Tim Tully on 1989 Drosophila Neurobiology Meeting
  Tim Tully     Biography    
Recorded: 01 Aug 2003

I came to the meeting in 1989 and I gave a talk. This is actually a funny story.

Alright. So, again in Jeff “Hall-ese”, this was 1989, early 1990s was when the nature of science was changing. In the 1970s and 1980s, there was no commercial value in science, so you just got a bunch of geeks having fun with their ideas and amazed that anyone would pay them to do things like that because there wasn’t any value to it aside from sheer, pure scientific discovery of thought and fact. But really with the infiltration, with the maturation of molecular biology as a technique and a field, and with the infiltration of that molecular biology into different fields, there slowly crept into the pure science a commercial value. As that commercial value crept in, what we called the fear and loathing amongst scientists crept into even the field of drosophila neurobiology.

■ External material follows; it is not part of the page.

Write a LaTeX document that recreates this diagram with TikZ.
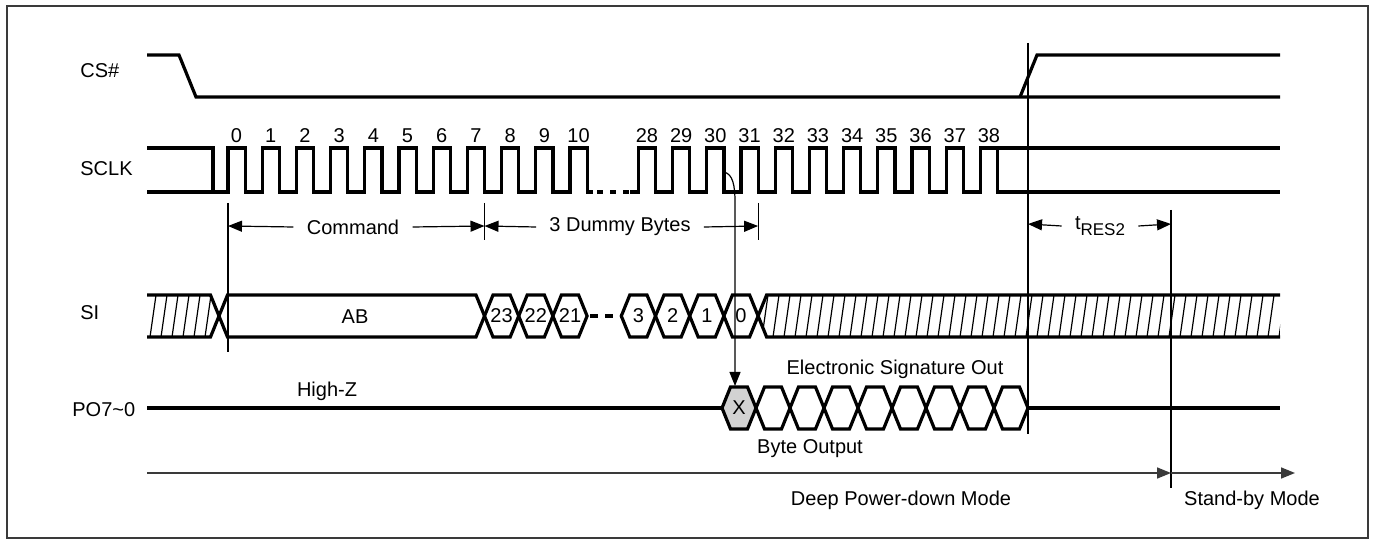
\documentclass[tikz,border=0pt]{standalone}
\usepackage{fontspec}
\setmainfont{Liberation Sans}
\usetikzlibrary{arrows.meta}

\begin{document}
\begin{tikzpicture}[
  x=0.5pt, y=-0.5pt,
  font=\fontsize{10}{12}\selectfont,
  every node/.style={inner sep=0pt},
  sig/.style={line width=1.6pt, line join=miter},
  thin/.style={line width=0.6pt},
  dim/.style={line width=0.6pt, -{Triangle[length=7pt,width=5.5pt]}},
  dimlabel/.style={inner xsep=6.5pt},
]

\definecolor{ink}{HTML}{000000}
\definecolor{xfill}{HTML}{D2D2D2}
\definecolor{frame}{HTML}{3A3A3A}

\def\T{34.2}   % clock period
\def\R{228}    % rising edge of clock 0
\def\hl{148}   % SCLK high
\def\ll{192}   % SCLK low
\def\sh{295}   % SI top
\def\sl{337}   % SI bottom
\def\sm{316}   % SI middle
\def\pt{387}   % PO top
\def\pb{429}   % PO bottom
\def\py{408}   % PO middle
\def\tp{8.5}   % hexagon tip

\useasboundingbox (0,0) rectangle (1374,544);
\draw[frame, line width=0.6pt] (7,6) rectangle (1368,538);

% signal names
\node[anchor=west] (ncs)   at (80,71)  {CS\#};
\node[anchor=west] (nsclk) at (80,169) {SCLK};
\node[anchor=west] (nsi)   at (80,313) {SI};
\node[anchor=west] (npo)   at (72,410) {PO7\textasciitilde0};

% CS#
\draw[sig] (147,55) -- (179,55) -- (196,97) -- (1280,97);
\draw[sig] (1020,97) -- (1037,55) -- (1280,55);

% SCLK
\draw[sig] (147,\hl) -- (213,\hl) -- (213,\ll);
\draw[sig] (147,\ll)
  \foreach \j in {0,...,10} {
    -- ({\R+\j*\T},\ll) -- ({\R+\j*\T},\hl)
    -- ({\R+(\j+0.5)*\T},\hl) -- ({\R+(\j+0.5)*\T},\ll)
  } -- (593,\ll);
\draw[sig, dash pattern=on 3pt off 3.5pt] (597,\ll) -- (630,\ll);
\draw[sig] (630,\ll)
  \foreach \j in {12,...,21} {
    -- ({\R+\j*\T},\ll) -- ({\R+\j*\T},\hl)
    -- ({\R+(\j+0.5)*\T},\hl) -- ({\R+(\j+0.5)*\T},\ll)
  } -- ({\R+22*\T},\ll) -- ({\R+22*\T},\hl) -- (1280,\hl);
\draw[sig] ({\R+22.5*\T},\hl) -- ({\R+22.5*\T},\ll) -- (1280,\ll);

\foreach \j/\n in {0/0,1/1,2/2,3/3,4/4,5/5,6/6,7/7,8/8,9/9,10/10,
                   12/28,13/29,14/30,15/31,16/32,17/33,18/34,19/35,20/36,21/37,22/38}
  \node (c\n) at ({\R+\j*\T+\T/4},136) {\n};

% SI, don't care before the command
\begin{scope}
  \clip (147,\sh) -- (210.5,\sh) -- (219,\sm) -- (210.5,\sl) -- (147,\sl) -- cycle;
  \foreach \x in {150,161,...,216}
    \draw[thin] (\x,\sl) -- (\x+6,\sh);
\end{scope}
\draw[sig] (147,\sh) -- (210.5,\sh) -- (219,\sm) -- (210.5,\sl) -- (147,\sl);

% SI, command byte
\draw[sig] (219,\sm) -- (227.5,\sh) -- ({\R+7.5*\T-\tp},\sh) -- ({\R+7.5*\T},\sm)
  -- ({\R+7.5*\T-\tp},\sl) -- (227.5,\sl) -- cycle;
\node (ab) at (355,317) {AB};

% SI, address bits
\foreach \j/\txt in {7/23,8/22,9/21,11/3,12/2,13/1,14/0} {
  \pgfmathsetmacro{\a}{\R+(\j+0.5)*\T}
  \draw[sig] (\a,\sm) -- (\a+\tp,\sh) -- (\a+\T-\tp,\sh) -- (\a+\T,\sm)
    -- (\a+\T-\tp,\sl) -- (\a+\tp,\sl) -- cycle;
  \node (si\txt) at (\a+\T/2,\sm) {\txt};
}
\draw[sig, dash pattern=on 4pt off 3.5pt] ({\R+10.5*\T+3},\sm) -- ({\R+11.5*\T},\sm);

% SI, don't care after the address
\begin{scope}
  \clip ({\R+15.5*\T},\sm) -- ({\R+15.5*\T+\tp},\sh) -- (1280,\sh) -- (1280,\sl)
    -- ({\R+15.5*\T+\tp},\sl) -- cycle;
  \foreach \x in {762,773,...,1280}
    \draw[thin] (\x,\sl) -- (\x+6,\sh);
\end{scope}
\draw[sig] (1280,\sh) -- ({\R+15.5*\T+\tp},\sh) -- ({\R+15.5*\T},\sm)
  -- ({\R+15.5*\T+\tp},\sl) -- (1280,\sl);

% PO7~0
\draw[sig] (147,\py) -- (722,\py);
\draw[sig, fill=xfill] (722,\py) -- (722+\tp,\pt) -- (756-\tp,\pt) -- (756,\py)
  -- (756-\tp,\pb) -- (722+\tp,\pb) -- cycle;
\node (xo) at (739,\py) {X};
\foreach \k in {1,...,8} {
  \pgfmathsetmacro{\a}{722+\k*34}
  \draw[sig] (\a,\py) -- (\a+\tp,\pt) -- (\a+34-\tp,\pt) -- (\a+34,\py)
    -- (\a+34-\tp,\pb) -- (\a+\tp,\pb) -- cycle;
}
\draw[sig] (1028,\py) -- (1280,\py);

\node (hiz) at (327,391) {High-Z};
\node (eso) at (895,369) {Electronic Signature Out};
\node (bout) at (810,449) {Byte Output};

% timing marks
\draw[thin] (228,203) -- (228,352);
\draw[thin] ({\R+7.5*\T},203) -- ({\R+7.5*\T},240);
\draw[thin] ({\R+15.5*\T},203) -- ({\R+15.5*\T},240);
\draw[thin] (1028,43) -- (1028,434);
\draw[thin] (1171,210) -- (1171,488);

\coordinate (cmdL) at (228,226);
\coordinate (cmdR) at ({\R+7.5*\T},226);
\coordinate (dumR) at ({\R+15.5*\T},226);
\coordinate (resL) at (1028,224);
\coordinate (resR) at (1171,224);

\node[dimlabel] (cmd) at (353,227) {Command};
\draw[dim] (cmd.west) -- (cmdL);
\draw[dim] (cmd.east) -- (cmdR);

\node[dimlabel] (dum) at (620,227) {3 Dummy Bytes};
\draw[dim] (dum.west) -- (cmdR);
\draw[dim] (dum.east) -- (dumR);

\node[dimlabel] (tres) at (1100,226) {t\raisebox{-0.6ex}{\fontsize{8.5}{9}\selectfont RES2}};
\draw[dim] (tres.west) -- (resL);
\draw[dim] (tres.east) -- (resR);

% output starts at falling edge of clock 30
\coordinate (c30f) at ({\R+14.5*\T},172);
\coordinate (xin) at (735,386);
\draw[dim] (c30f) .. controls (733,174) and (735,186) .. (735,202) -- (xin);

% modes
\coordinate (m0) at (147,473);
\coordinate (m1) at (1171,473);
\coordinate (m2) at (1295,473);
\draw[dim, frame, line width=0.8pt] (m0) -- (m1);
\draw[dim, frame, line width=0.8pt] (m1) -- (m2);
\node (dpd) at (901,500) {Deep Power-down Mode};
\node (sby) at (1252,500) {Stand-by Mode};

\end{tikzpicture}
\end{document}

At this meeting in 1989, there were definite, distinct people, colleagues, who were trying really hard to impress any crowd. One of those people in that meeting was Herman Stellar who was then at M.I.T. and was a young assistant professor. A very smart man [who] did great experiments. Of German descent, he spoke incredibly fast with a German accent. For the first time in my experience and certainly in several other experiences in the audience, in the course of this twenty minute, short talk he started using two projectors in order essentially to show twice as much data in half the amount of time. He was speaking at the speed of light, so fast with so much data being flashed right, left, right, left, right, left—that no one in the audience could follow a thing he was saying and really just started chuckling at the sheer exertion that this man was making to say everything he possibly could in twenty minutes.

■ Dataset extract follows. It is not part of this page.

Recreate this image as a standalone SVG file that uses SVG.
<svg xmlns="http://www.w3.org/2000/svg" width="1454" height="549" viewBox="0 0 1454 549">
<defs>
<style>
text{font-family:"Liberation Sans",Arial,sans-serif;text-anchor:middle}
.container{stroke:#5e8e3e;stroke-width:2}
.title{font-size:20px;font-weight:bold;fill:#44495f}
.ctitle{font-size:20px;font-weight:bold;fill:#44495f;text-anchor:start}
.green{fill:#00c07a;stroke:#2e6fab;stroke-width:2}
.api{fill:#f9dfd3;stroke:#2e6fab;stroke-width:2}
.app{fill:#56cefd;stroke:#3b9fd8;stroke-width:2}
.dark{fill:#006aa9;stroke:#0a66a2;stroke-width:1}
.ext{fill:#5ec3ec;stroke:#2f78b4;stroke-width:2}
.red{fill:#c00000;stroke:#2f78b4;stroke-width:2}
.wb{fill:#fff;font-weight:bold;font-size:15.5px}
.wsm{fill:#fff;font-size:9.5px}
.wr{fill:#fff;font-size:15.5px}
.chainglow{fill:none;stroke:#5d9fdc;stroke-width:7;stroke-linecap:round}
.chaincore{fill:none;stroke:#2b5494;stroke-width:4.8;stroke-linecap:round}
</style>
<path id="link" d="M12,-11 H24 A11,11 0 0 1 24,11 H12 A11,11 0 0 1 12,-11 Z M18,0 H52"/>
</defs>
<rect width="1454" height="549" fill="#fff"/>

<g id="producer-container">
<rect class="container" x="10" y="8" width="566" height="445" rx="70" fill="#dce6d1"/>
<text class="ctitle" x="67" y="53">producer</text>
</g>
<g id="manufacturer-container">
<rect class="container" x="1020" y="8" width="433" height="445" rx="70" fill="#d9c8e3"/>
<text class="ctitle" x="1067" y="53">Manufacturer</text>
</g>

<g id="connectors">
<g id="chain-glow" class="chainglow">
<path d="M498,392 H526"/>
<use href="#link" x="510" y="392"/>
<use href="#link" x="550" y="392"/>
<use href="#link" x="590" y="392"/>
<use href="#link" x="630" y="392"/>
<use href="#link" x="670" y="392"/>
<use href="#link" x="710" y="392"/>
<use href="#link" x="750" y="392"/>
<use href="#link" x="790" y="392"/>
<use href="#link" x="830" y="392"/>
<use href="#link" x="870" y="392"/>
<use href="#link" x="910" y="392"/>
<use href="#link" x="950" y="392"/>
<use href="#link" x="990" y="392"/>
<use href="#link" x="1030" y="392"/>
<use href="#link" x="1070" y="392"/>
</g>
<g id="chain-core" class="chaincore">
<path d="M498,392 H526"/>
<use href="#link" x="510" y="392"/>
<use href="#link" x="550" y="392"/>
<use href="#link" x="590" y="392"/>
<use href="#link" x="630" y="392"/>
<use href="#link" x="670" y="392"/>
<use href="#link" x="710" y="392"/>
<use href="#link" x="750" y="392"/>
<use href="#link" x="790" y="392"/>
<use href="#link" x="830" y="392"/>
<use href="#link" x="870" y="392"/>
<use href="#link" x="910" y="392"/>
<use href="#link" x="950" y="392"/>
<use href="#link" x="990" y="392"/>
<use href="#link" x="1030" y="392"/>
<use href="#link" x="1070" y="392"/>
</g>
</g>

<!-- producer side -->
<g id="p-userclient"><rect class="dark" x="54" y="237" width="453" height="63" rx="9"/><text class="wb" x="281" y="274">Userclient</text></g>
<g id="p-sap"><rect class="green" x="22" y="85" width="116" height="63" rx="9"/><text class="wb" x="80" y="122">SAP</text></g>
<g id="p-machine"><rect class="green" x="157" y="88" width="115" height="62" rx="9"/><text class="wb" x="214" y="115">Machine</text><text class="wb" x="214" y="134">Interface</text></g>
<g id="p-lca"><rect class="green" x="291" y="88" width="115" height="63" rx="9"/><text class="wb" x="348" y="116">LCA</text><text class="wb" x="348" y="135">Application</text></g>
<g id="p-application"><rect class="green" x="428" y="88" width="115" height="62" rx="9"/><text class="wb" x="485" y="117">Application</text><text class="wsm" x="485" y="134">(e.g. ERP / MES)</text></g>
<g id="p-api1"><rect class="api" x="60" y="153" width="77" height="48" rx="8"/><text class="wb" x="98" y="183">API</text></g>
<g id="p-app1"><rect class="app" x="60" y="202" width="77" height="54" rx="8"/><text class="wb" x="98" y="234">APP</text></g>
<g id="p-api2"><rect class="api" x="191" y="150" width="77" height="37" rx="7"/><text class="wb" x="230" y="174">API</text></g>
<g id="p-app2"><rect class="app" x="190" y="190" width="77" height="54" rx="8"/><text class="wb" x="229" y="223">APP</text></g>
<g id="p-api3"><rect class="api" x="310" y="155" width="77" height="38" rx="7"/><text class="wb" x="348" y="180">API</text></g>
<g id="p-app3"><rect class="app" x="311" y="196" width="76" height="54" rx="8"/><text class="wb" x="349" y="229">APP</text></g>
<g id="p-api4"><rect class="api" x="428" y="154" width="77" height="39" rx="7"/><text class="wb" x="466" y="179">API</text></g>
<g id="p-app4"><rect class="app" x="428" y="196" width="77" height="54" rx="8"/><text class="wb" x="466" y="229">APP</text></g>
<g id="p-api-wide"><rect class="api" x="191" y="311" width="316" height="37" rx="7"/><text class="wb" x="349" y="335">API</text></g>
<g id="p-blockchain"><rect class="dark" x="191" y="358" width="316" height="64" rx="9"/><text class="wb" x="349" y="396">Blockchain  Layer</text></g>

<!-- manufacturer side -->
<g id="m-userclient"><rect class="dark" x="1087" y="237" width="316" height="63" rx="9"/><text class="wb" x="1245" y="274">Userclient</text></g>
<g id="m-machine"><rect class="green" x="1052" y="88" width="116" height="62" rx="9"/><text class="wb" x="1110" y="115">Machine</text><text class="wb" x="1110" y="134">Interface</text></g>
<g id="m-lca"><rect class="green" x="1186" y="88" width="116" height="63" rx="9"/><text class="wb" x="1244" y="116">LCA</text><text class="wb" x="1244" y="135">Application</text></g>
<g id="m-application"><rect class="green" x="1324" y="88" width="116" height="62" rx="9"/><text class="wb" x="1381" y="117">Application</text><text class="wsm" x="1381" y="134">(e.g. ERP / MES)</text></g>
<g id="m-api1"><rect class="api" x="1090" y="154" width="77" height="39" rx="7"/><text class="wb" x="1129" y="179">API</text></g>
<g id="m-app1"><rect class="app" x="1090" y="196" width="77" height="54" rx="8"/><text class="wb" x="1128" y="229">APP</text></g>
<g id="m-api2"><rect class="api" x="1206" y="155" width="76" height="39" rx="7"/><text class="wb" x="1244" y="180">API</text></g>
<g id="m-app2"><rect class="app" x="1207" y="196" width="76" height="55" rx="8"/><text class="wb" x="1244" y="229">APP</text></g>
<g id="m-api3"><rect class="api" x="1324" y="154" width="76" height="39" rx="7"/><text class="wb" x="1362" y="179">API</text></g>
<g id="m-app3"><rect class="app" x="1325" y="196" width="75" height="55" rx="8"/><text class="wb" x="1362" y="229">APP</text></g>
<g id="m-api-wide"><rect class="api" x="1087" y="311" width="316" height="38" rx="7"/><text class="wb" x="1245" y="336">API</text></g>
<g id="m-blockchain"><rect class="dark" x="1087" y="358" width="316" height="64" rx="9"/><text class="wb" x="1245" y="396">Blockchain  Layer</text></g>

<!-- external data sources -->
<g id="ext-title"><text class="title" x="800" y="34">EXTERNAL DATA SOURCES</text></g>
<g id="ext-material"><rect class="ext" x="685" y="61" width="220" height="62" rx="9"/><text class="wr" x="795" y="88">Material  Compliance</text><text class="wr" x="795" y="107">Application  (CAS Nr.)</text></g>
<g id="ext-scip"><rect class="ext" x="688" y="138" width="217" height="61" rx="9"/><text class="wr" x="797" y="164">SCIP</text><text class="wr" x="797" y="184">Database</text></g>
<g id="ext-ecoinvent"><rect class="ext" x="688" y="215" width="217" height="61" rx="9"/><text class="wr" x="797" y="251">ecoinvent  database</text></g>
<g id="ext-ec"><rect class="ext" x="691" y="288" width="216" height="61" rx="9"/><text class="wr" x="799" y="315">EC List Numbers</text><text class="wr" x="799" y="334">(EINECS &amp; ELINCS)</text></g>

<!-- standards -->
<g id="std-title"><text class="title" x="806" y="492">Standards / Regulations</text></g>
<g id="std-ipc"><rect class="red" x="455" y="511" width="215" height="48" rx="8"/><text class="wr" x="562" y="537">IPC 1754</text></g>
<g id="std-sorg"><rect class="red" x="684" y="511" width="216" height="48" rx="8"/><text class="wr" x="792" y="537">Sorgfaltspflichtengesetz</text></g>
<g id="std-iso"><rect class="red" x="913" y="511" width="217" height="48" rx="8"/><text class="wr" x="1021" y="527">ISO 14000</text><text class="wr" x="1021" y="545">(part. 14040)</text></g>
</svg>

He kind of became the butt of the joke for the rest of the meeting.

Tim Tully is a molecular geneticist, interested in finding the genetic and biological basis of memory in order to better identify pharmacological and behavioral treatments for memory loss. In 1981, he received his Ph.D. from the University of Illinois. Tully joined the Cold Spring Harbor Laboratory staff in 1991 to work on discovering genes involved with memory. He became the St. Giles Foundation Professor of Neuroscience and led the Drosophila learning and memory program. In 1998 he founded Helicon Therapeutics, Inc., a development-stage biotechnology firm that works on new therapies for memory loss and other cognition disorders. In June, 2007, Tully left Cold Spring Harbor Laboratory to become Helicon's Acting Chief Scientific Officer, and assume a key role in the Michigan-based Dart Foundation as it expands its interest in funding neuroscience research.

His work on the transcriptional factor CREB gave way to the first experimental demonstration of enhanced memory formation in genetically engineered animals. Tully works to identify genes involved with long-term memory formation. Tully has determined that by the regulation of gene expression, new, long-term memories can be formed due to the growth of new synapses.